DATA LINES -
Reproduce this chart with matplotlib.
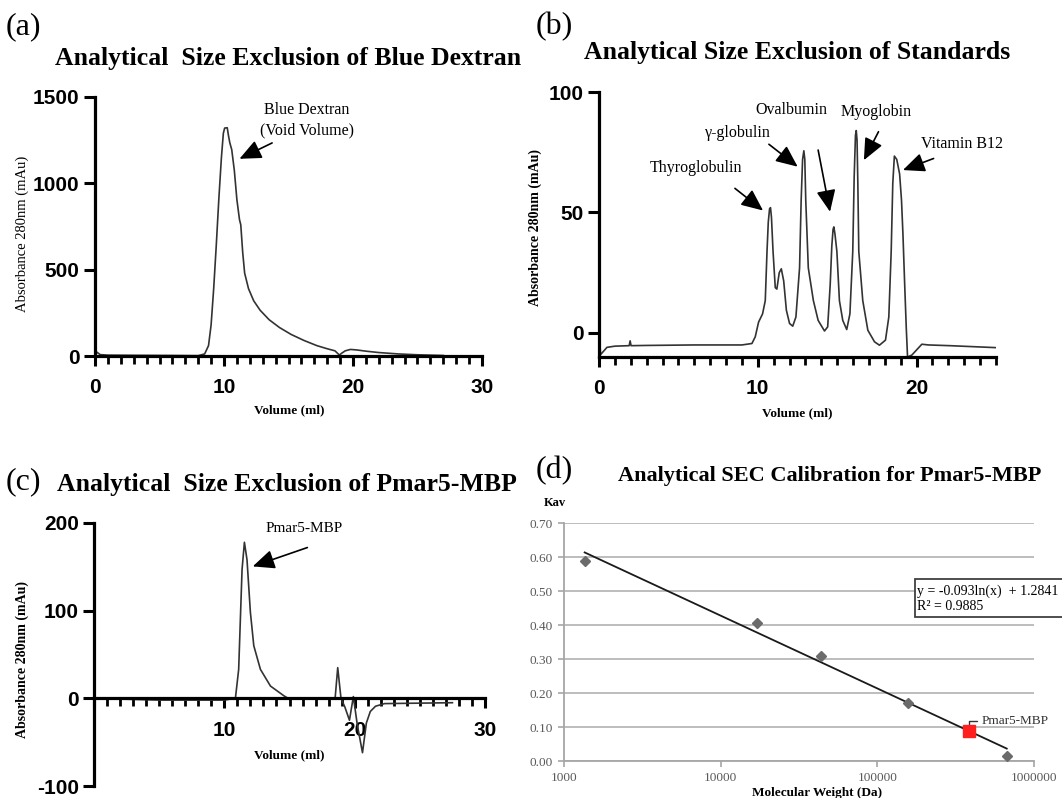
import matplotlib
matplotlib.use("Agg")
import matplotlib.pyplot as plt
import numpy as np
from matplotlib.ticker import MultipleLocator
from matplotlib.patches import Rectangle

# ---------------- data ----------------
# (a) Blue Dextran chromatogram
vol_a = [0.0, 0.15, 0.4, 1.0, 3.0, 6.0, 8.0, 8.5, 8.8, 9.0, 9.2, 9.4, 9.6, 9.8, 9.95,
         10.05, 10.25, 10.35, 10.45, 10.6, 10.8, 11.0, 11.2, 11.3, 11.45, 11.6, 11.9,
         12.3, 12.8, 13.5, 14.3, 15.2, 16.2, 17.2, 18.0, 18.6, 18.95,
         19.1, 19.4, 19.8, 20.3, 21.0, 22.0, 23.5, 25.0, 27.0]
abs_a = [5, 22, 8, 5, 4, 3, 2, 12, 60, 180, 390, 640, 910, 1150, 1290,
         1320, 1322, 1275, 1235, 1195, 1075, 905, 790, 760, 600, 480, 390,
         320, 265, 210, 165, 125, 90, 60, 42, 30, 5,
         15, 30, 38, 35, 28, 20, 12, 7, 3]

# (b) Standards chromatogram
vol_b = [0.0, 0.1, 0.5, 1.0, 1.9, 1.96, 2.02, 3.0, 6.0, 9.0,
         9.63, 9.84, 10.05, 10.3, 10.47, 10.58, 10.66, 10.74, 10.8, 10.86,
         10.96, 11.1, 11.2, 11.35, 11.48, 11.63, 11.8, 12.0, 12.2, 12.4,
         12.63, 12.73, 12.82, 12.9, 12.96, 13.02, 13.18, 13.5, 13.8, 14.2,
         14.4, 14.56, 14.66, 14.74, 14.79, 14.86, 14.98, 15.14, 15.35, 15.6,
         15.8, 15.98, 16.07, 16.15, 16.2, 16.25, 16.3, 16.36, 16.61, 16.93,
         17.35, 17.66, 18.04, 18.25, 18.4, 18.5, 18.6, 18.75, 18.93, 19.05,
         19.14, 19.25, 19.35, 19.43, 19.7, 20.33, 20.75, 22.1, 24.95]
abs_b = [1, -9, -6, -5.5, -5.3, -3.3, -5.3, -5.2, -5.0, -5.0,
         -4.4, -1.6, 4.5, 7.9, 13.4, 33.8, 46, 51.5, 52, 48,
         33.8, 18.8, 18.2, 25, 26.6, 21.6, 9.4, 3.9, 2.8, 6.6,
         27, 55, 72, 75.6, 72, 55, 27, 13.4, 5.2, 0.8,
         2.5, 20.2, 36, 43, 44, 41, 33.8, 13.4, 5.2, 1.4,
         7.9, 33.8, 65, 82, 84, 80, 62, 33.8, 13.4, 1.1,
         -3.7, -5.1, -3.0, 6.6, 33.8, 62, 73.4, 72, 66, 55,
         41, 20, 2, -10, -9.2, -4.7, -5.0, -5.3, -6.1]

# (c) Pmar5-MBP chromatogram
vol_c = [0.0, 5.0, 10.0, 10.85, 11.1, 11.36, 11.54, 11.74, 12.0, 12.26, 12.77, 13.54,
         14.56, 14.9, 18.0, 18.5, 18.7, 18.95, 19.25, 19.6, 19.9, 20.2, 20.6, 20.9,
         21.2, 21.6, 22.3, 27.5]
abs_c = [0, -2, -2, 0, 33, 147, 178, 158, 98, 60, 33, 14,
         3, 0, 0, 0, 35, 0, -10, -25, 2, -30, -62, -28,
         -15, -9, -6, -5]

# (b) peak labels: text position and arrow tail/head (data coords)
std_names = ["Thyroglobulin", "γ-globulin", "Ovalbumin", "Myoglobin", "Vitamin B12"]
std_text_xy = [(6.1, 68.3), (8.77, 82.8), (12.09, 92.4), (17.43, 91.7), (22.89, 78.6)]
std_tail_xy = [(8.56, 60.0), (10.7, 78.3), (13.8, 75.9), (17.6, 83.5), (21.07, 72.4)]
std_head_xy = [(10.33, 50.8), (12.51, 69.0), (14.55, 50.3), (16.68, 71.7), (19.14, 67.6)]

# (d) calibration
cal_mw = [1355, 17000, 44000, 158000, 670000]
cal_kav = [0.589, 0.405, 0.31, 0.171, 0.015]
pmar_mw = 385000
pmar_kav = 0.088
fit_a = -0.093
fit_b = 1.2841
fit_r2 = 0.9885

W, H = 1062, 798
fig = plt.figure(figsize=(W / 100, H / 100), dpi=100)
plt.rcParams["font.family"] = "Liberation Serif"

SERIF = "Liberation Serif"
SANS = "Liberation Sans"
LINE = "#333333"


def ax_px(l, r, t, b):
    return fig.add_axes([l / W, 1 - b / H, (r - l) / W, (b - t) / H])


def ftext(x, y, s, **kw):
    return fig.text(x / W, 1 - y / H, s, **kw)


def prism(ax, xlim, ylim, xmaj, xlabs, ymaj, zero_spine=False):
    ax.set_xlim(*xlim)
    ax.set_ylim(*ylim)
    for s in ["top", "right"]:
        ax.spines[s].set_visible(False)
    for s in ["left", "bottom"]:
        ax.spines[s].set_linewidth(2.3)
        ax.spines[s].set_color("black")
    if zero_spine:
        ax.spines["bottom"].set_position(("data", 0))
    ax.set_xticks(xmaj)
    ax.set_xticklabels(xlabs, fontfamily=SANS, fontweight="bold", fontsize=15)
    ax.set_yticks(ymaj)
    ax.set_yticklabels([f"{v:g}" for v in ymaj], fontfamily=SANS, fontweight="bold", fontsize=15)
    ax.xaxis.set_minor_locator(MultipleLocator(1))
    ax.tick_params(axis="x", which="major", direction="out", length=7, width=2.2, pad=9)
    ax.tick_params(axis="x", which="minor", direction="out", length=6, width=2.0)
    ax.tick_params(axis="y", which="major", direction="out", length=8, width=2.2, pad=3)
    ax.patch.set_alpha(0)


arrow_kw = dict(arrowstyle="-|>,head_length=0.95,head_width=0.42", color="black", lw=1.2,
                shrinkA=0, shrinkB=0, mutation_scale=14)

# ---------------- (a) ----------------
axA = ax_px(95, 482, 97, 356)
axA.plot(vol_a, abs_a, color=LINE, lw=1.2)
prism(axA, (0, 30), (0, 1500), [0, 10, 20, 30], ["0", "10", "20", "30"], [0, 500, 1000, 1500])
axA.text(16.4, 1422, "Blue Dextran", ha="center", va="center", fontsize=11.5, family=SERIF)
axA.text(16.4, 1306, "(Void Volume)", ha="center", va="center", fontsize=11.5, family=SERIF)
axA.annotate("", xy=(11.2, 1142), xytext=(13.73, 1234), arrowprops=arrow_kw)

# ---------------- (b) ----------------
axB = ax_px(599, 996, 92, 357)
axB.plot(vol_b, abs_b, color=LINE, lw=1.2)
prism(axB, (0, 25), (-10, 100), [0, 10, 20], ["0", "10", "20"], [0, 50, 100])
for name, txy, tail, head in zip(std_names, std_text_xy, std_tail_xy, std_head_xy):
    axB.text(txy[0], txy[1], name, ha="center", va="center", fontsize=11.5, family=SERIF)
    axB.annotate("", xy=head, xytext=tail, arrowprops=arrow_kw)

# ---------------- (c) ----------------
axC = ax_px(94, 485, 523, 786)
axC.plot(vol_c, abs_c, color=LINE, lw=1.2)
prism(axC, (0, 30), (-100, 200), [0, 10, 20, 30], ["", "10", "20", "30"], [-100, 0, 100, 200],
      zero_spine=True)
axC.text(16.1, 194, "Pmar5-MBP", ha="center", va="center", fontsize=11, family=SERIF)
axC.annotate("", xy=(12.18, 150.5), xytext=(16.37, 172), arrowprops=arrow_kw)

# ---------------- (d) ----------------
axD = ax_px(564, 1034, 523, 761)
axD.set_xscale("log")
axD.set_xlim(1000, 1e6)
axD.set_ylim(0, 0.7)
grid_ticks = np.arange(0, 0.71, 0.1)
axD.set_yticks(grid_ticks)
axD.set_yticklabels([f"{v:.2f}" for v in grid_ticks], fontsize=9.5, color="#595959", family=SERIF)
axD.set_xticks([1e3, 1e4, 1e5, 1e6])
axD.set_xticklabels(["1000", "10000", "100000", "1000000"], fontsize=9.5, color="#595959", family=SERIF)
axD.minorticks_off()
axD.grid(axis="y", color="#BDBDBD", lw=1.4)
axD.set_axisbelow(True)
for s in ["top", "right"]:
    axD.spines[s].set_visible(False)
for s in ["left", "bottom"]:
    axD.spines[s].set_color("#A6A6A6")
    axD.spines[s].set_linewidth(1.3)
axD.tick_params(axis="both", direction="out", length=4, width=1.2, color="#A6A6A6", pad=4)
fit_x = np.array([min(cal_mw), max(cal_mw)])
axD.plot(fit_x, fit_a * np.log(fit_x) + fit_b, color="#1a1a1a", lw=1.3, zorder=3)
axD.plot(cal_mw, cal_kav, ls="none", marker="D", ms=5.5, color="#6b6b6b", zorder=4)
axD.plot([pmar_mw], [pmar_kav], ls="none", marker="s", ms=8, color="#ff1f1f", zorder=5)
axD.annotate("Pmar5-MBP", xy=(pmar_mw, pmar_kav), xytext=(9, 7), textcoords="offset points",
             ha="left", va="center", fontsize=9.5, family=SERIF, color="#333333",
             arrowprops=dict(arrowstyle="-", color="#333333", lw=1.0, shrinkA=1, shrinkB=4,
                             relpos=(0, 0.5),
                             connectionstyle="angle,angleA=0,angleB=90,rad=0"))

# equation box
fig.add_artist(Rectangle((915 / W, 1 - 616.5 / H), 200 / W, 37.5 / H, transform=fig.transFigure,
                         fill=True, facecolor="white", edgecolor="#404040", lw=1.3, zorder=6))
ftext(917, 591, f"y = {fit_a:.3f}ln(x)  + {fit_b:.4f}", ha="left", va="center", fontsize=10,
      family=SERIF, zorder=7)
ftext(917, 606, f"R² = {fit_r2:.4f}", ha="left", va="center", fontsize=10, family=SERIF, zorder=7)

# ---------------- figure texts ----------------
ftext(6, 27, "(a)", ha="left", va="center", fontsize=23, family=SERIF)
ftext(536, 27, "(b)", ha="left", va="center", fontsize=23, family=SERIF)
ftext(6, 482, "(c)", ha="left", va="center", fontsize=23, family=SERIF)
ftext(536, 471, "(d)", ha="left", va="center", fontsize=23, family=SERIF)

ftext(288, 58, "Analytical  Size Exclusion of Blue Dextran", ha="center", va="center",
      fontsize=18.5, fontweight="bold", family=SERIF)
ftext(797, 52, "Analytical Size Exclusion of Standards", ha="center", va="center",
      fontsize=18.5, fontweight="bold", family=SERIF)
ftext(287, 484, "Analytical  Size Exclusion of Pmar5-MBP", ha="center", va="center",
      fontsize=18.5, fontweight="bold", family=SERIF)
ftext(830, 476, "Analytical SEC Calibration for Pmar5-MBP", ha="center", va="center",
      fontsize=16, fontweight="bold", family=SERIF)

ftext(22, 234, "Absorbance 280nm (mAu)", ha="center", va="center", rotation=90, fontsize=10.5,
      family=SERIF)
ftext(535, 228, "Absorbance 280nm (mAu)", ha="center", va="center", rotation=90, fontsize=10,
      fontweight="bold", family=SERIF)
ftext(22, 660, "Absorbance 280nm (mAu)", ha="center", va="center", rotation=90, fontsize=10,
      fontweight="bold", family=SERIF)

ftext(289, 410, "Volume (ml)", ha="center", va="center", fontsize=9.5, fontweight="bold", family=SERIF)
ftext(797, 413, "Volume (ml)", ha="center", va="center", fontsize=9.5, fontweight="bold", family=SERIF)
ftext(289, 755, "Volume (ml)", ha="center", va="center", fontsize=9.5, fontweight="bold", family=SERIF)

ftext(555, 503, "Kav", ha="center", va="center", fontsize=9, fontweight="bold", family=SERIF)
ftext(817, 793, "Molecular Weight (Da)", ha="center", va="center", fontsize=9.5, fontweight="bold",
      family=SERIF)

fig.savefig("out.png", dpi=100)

YOUR OBJECTIVE - Give back exactly the lines from the first line of the data through the line with "15, 30, 38, 35, 28, 20, 12, 7, 3]", pictures excluded.

RESPONSE -
Reproduce this chart with matplotlib.
import matplotlib
matplotlib.use("Agg")
import matplotlib.pyplot as plt
import numpy as np
from matplotlib.ticker import MultipleLocator
from matplotlib.patches import Rectangle

# ---------------- data ----------------
# (a) Blue Dextran chromatogram
vol_a = [0.0, 0.15, 0.4, 1.0, 3.0, 6.0, 8.0, 8.5, 8.8, 9.0, 9.2, 9.4, 9.6, 9.8, 9.95,
         10.05, 10.25, 10.35, 10.45, 10.6, 10.8, 11.0, 11.2, 11.3, 11.45, 11.6, 11.9,
         12.3, 12.8, 13.5, 14.3, 15.2, 16.2, 17.2, 18.0, 18.6, 18.95,
         19.1, 19.4, 19.8, 20.3, 21.0, 22.0, 23.5, 25.0, 27.0]
abs_a = [5, 22, 8, 5, 4, 3, 2, 12, 60, 180, 390, 640, 910, 1150, 1290,
         1320, 1322, 1275, 1235, 1195, 1075, 905, 790, 760, 600, 480, 390,
         320, 265, 210, 165, 125, 90, 60, 42, 30, 5,
         15, 30, 38, 35, 28, 20, 12, 7, 3]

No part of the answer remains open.